End of the Line?
In the previous chapters, I have described how I have had great success in piecing together the history of family using a variety of research tools available to the family historian. The National Archives & Records Administration (NARA) web site provides a description of the US government records that are available to genealogists. NARA has immigration records, also known as “ship passenger arrival records”, for arrivals to the United States between 1820 and 1982. Land Records are available. These are records that document the transfer of public lands from the U.S. Government to private ownership. There are over ten million such individual land transactions in the custody of the National Archives. These case files cover land entries in all 30 public land states. The holdings include Federal military service records from the Revolutionary War to 1912 at the National Archives Building in Washington, D.C. Military records from WWI – present are held in the National Military Personnel Records Center (NPRC), in St. Louis, Missouri. Naturalization records for Federal Courts are available, but prior to 1906, any municipal, county, state, or Federal court could grant U.S. citizenship, so those records might be found at the relevant State Archives.

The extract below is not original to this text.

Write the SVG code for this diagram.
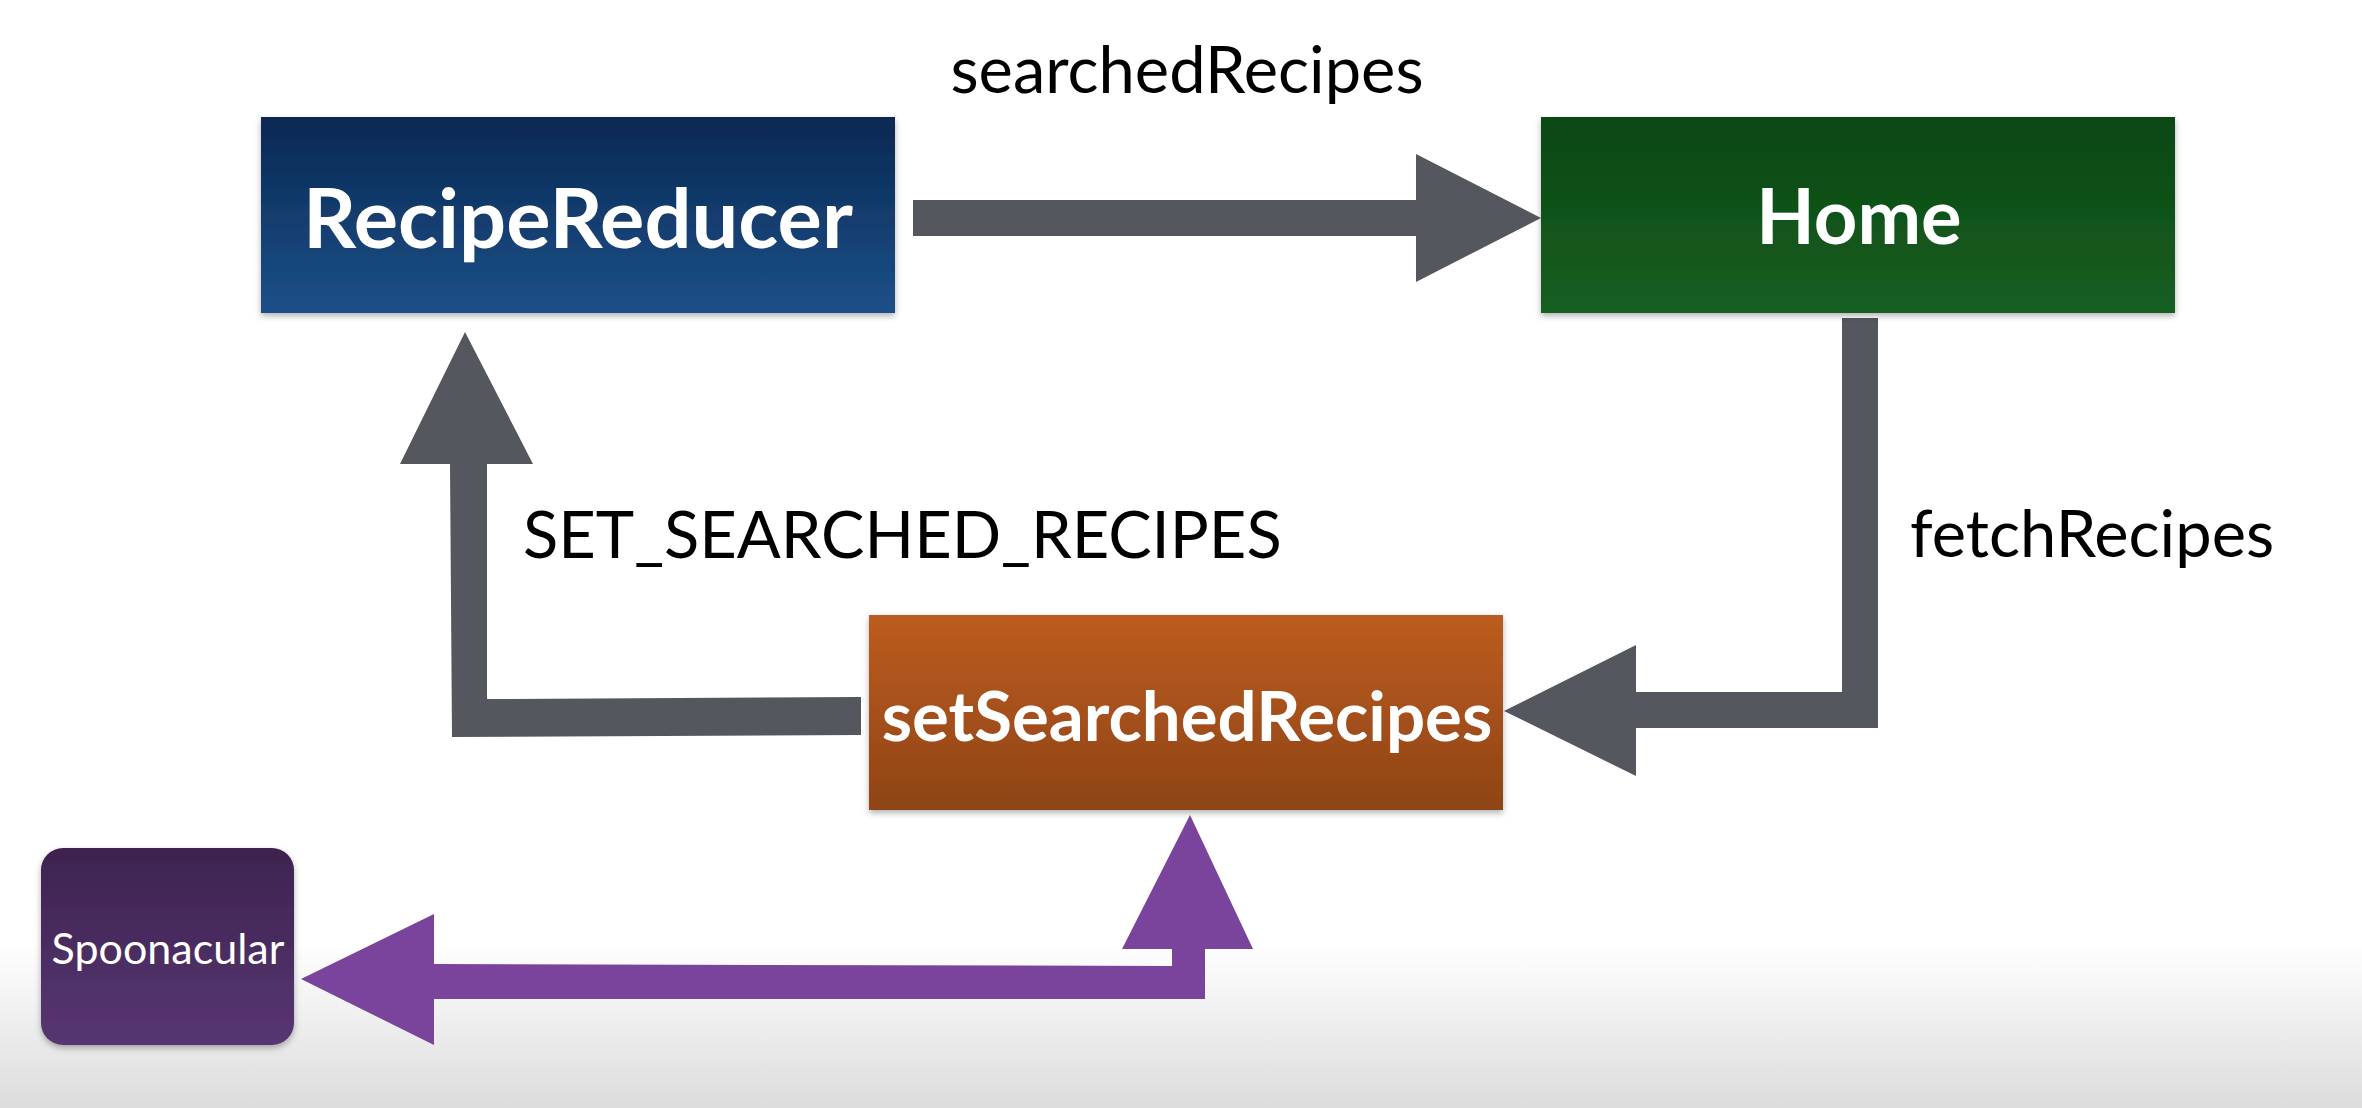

Probably the most important tool to family historians researching within the United States is the Federal Population Census, which has been taken every 10 years, beginning in 1790. Article I, section 2 of the U.S. Constitution mandates that the population of the United States is to be enumerated every 10 years. The results of the federal census are used to allocate Congressional seats, electoral votes, and government program funding. There is a 72-year restriction on access to population census schedules, which is why 1930 is the latest year currently available. In 2012, the census schedules for 1940 will be made available to the public. The National Archives has the census schedules on microfilm available from 1790 to 1930, but does not have the census records online on the NARA web site. Ancestry.com and Heritagequest.com have digitized many of the Federal Census records. These web sites are subscription-based, but access is free-of-charge and unlimited from any NARA facility such as the NARA branch that I first visited in 1985.
Although the census schedules and the indexes to the schedules were never intended as a tool for genealogists their availability on-line has proven to be a very valuable source for family history research. Therefore, it is important to understand what is available within the census schedules and to know the limitations of these records.
A good source for information regarding the United States Census is the census bureau’s website itself. They do not have census records on-line here but the US Census Bureau web site provides detailed information regarding each census starting with the first one in 1790 to the most recent (2000). There is also an e-book entitled Measuring America: The Decennial Censuses From 1790 to 2000 that can be downloaded free of charge. This document, published as a 16 MB PDF file, provides information regarding the questionnaires used in each of the census. It also provides information on availability of Population Schedules, availability of the 1930 Census Records, finding guides on State and Territorial Censuses, Mortality Schedules, Population Items on Principal Census Questionnaires, and Individual Histories of the United States Censuses.
When I first started using the census records to search for my ancestors, I had no clue as to what I was doing and as a result. I made a number of mistakes. Moreover, I wasted a lot time. For one thing, I did not properly document my sources back then and secondly I did not have a solid understanding of what the origin and status of my sources were. Researching one’s family history can be very time-consuming, but the gain of understanding the distant past from a personal perspective can be very rewarding. At times it can also be very frustrating particularly when it seems almost impossible to find any information regarding a particular family line that goes back only two or three generations from the present. Genealogists refer to these “end-of-lines” as brick walls. I sometimes like to think of them as missing pieces of a jig-saw puzzle.
So far, most of the family lines that I have describe have been traced back to at least the later part of the 18th century. For other lines I have not been able to go back further that then the generation that flourished in the mid-to-late 19th century. Specifically this is the case with the family of my mother’s maternal grandfather (Kollros), the family of mother’s paternal grandmother (Spiegel), and the family of my paternal grandmother (O’Malley). Yet even though I have not been able to go back more than a two or three generations with these three lines, I have made some progress and, as I describe in this chapter, with a little bit of detective work, I have been able to knock down a few brick walls.